Sometimes I see ceiling joists turned at the ends, sometimes not. Even when they are, I've never seen them "tied" to something that looks substantial enough to resist the tension. Probably the ceiling distributes this tension to perpendicular walls in combination with weak axis bending of the typical ceiling joists that run perp to the main ridge. Honestly I'd probably try to complete the load path with something more explicit even though these types of roofs just work.

 

[KootK]

Even when they are, I've never seen them "tied" to something that looks substantial enough to resist the tension.

I feel that you are considering things in terms of "what can I prove with real engineering".

Instead, consider it in terms of "how does this sketchy thing actually work, which I take to be OP's fundamental question.

The "tie" is often the connection to the diaphragm that is the ceiling gypsum. Love it or hate, many structures need it.

 

[Ron247]

Normally, I'll show a double ceiling joist beam something like 2 ft from the wall which supports the short ceiling joists running in the other direction.
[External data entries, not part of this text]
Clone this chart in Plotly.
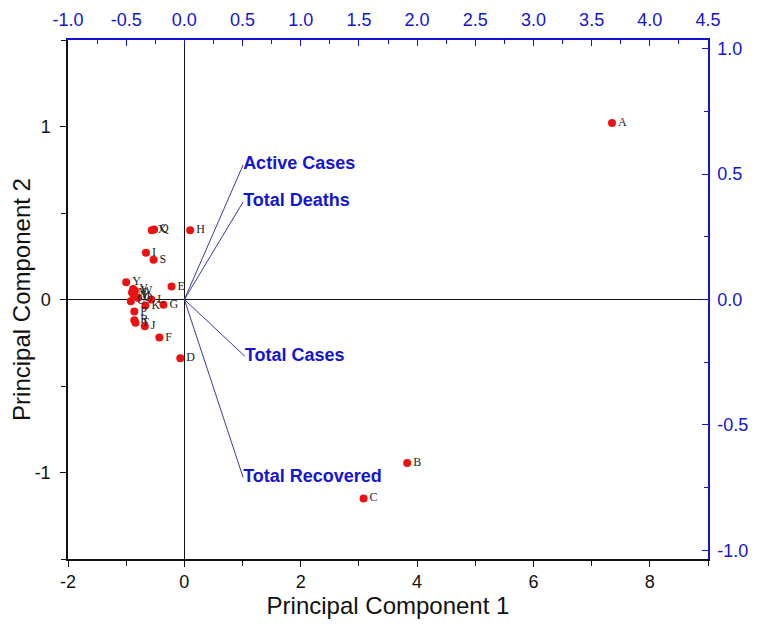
import plotly.graph_objects as go

# Scores (PC1, PC2)
score_labels = ["A", "B", "C", "D", "E", "F", "G", "H", "I", "J", "K", "L", "M",
                "N", "O", "P", "Q", "R", "S", "T", "U", "V", "W", "X", "Y"]
score_pc1 = [7.35, 3.83, 3.08, -0.07, -0.22, -0.43, -0.36, 0.10, -0.66, -0.68, -0.67, -0.57, -0.87,
             -0.90, -0.80, -0.86, -0.52, -0.86, -0.53, -0.84, -0.92, -0.88, -0.85, -0.56, -1.00]
score_pc2 = [1.02, -0.945, -1.15, -0.34, 0.075, -0.22, -0.03, 0.40, 0.27, -0.155, -0.035, 0.0, 0.02,
             0.04, 0.01, -0.07, 0.405, -0.12, 0.23, -0.135, -0.01, 0.06, 0.05, 0.40, 0.10]

# Loadings
var_names = ["Active Cases", "Total Deaths", "Total Cases", "Total Recovered"]
load_pc1 = [0.505, 0.505, 0.52, 0.505]
load_pc2 = [0.536, 0.389, -0.226, -0.709]

# Tick labels
x1_ticks = [-2, 0, 2, 4, 6, 8]
y1_ticks = [-1, 0, 1]
x2_ticks = [-1.0, -0.5, 0.0, 0.5, 1.0, 1.5, 2.0, 2.5, 3.0, 3.5, 4.0, 4.5]
y2_ticks = [-1.0, -0.5, 0.0, 0.5, 1.0]

BLUE = "#1414d4"
FONT = "Arial, Liberation Sans, sans-serif"

def fmt_int(v):
    return str(int(v))

def fmt_1f(v):
    return "%.1f" % v

fig = go.Figure()

fig.add_trace(go.Scatter(
    x=score_pc1, y=score_pc2, mode="markers+text", text=score_labels,
    textposition="middle right",
    textfont=dict(family="Liberation Serif, Times New Roman, serif", size=12, color="#222"),
    marker=dict(color="#ee1111", size=8),
    xaxis="x", yaxis="y", showlegend=False, cliponaxis=False,
))

lx, ly = [], []
for a, b in zip(load_pc1, load_pc2):
    lx += [0, a, None]
    ly += [0, b, None]
fig.add_trace(go.Scatter(
    x=lx, y=ly, mode="lines", line=dict(color="#3a3aa8", width=1),
    xaxis="x2", yaxis="y2", showlegend=False, hoverinfo="skip",
))
fig.add_trace(go.Scatter(
    x=load_pc1, y=load_pc2, mode="text", text=var_names,
    textposition="middle right",
    textfont=dict(family=FONT, size=18, color=BLUE, weight="bold"),
    xaxis="x2", yaxis="y2", showlegend=False, cliponaxis=False,
))

fig.update_layout(
    width=750, height=631,
    margin=dict(l=60, r=50, t=32, b=80),
    paper_bgcolor="white", plot_bgcolor="white",
    font=dict(family=FONT),
    xaxis=dict(
        range=[-2, 9], tickmode="array", tickvals=x1_ticks, ticktext=[fmt_int(v) for v in x1_ticks],
        showgrid=False, automargin=False,
        zeroline=True, zerolinecolor="#111", zerolinewidth=1.3,
        showline=True, linecolor="#111", linewidth=1.5,
        ticks="outside", ticklen=6, tickcolor="#111",
        minor=dict(dtick=1, tick0=0, ticks="outside", ticklen=5, tickcolor="#111"),
        tickfont=dict(size=18, color="#111"),
        title=dict(text="Principal Component 1", font=dict(size=24, color="#111"), standoff=4),
    ),
    yaxis=dict(
        range=[-1.5, 1.5], tickmode="array", tickvals=y1_ticks, ticktext=[fmt_int(v) for v in y1_ticks],
        showgrid=False, automargin=False,
        zeroline=True, zerolinecolor="#111", zerolinewidth=1.3,
        showline=True, linecolor="#111", linewidth=1.5,
        ticks="outside", ticklen=6, tickcolor="#111", ticklabelstandoff=6,
        minor=dict(dtick=0.5, tick0=0, ticks="outside", ticklen=5, tickcolor="#111"),
        tickfont=dict(size=18, color="#111"),
        title=dict(text="Principal Component 2", font=dict(size=24, color="#111"), standoff=4),
    ),
    xaxis2=dict(
        range=[-1, 4.5], tickmode="array", tickvals=x2_ticks, ticktext=[fmt_1f(v) for v in x2_ticks],
        overlaying="x", side="top", showgrid=False, zeroline=False, automargin=False,
        showline=True, linecolor=BLUE, linewidth=1.5,
        ticks="inside", ticklen=6, tickcolor=BLUE, ticklabelstandoff=5,
        minor=dict(dtick=0.25, tick0=0, ticks="inside", ticklen=4, tickcolor=BLUE),
        tickfont=dict(size=18, color=BLUE),
    ),
    yaxis2=dict(
        range=[-1.034, 1.034], tickmode="array", tickvals=y2_ticks, ticktext=[fmt_1f(v) for v in y2_ticks],
        overlaying="y", side="right", showgrid=False, zeroline=False, automargin=False,
        showline=True, linecolor=BLUE, linewidth=1.5,
        ticks="inside", ticklen=6, tickcolor=BLUE, ticklabelstandoff=4,
        minor=dict(dtick=0.25, tick0=0, ticks="inside", ticklen=4, tickcolor=BLUE),
        tickfont=dict(size=18, color=BLUE),
    ),
)

fig.write_html("out.html")
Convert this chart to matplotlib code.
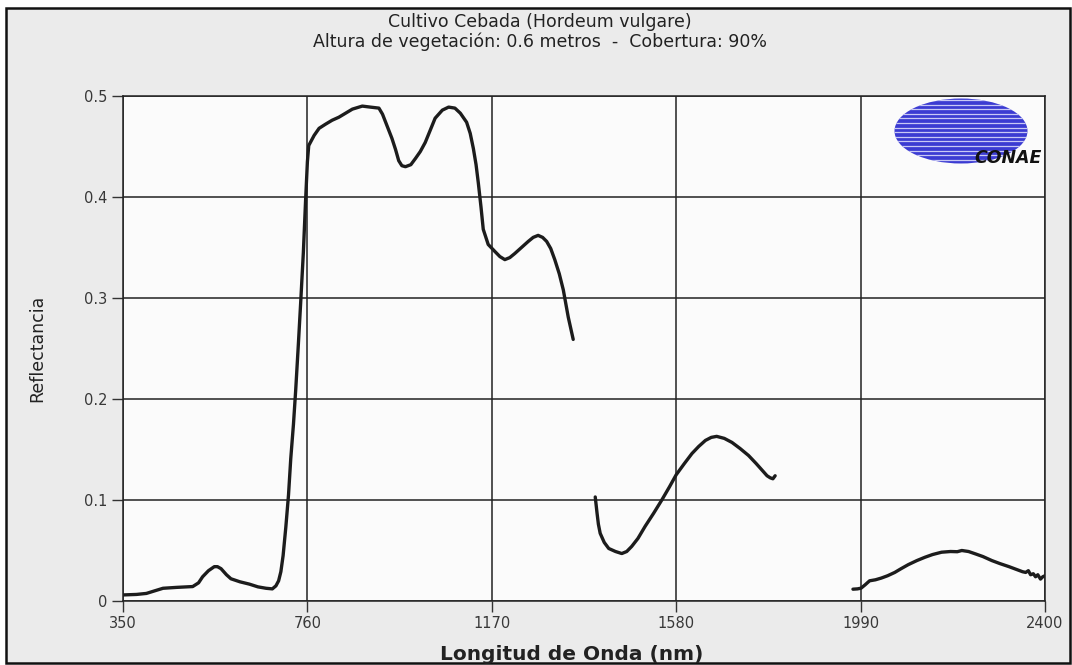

That is how most of the CJS I have seen were generally framed. Short "joist lookouts" we used to call them, that were 2' or so long and framed from the wall to the last CJ that was perpendicular to the ridge. There is another tension tie that is relied on we used to call a "hog trough". It is centered on each span of CJs and we extended it to the wall the hip jacks that were parallel to the ridge sat on. It provided some tension tie ability.

 

[KootK]

I reviewed an aged hip recently as luck would have it. 16' setback with the short ceiling joists turned about 6' in. Two of the ridge boards are actually snapped flexurally as a result of past loading and poor lumber grading (knots in bad places).

The thing is holding up impressively well in spite of all that.

Hip roofs with symmetry and nominal diaphragms never cease to amaze.

 

[JAE]

KootK - did you consider adding a plaque somewhere inside that attic?

"KootK was here"

 

[KootK]

KootK - did you consider adding a plaque somewhere inside that attic?

No, I'm not sure that I want it known that I was there. I just urinated on the side of the chimney to ward of other structural engineers. That, and I've got a wicked addiction to Big Gulps that flares up whenever I have to drive somewhere for work.

 

[GaStruct]

In addition to everything mentioned above, if the hips line up with the wall corners like most do, then the walls act as little shear walls in each direction to resist the thrust. For the hip to move, the walls would have to overturn.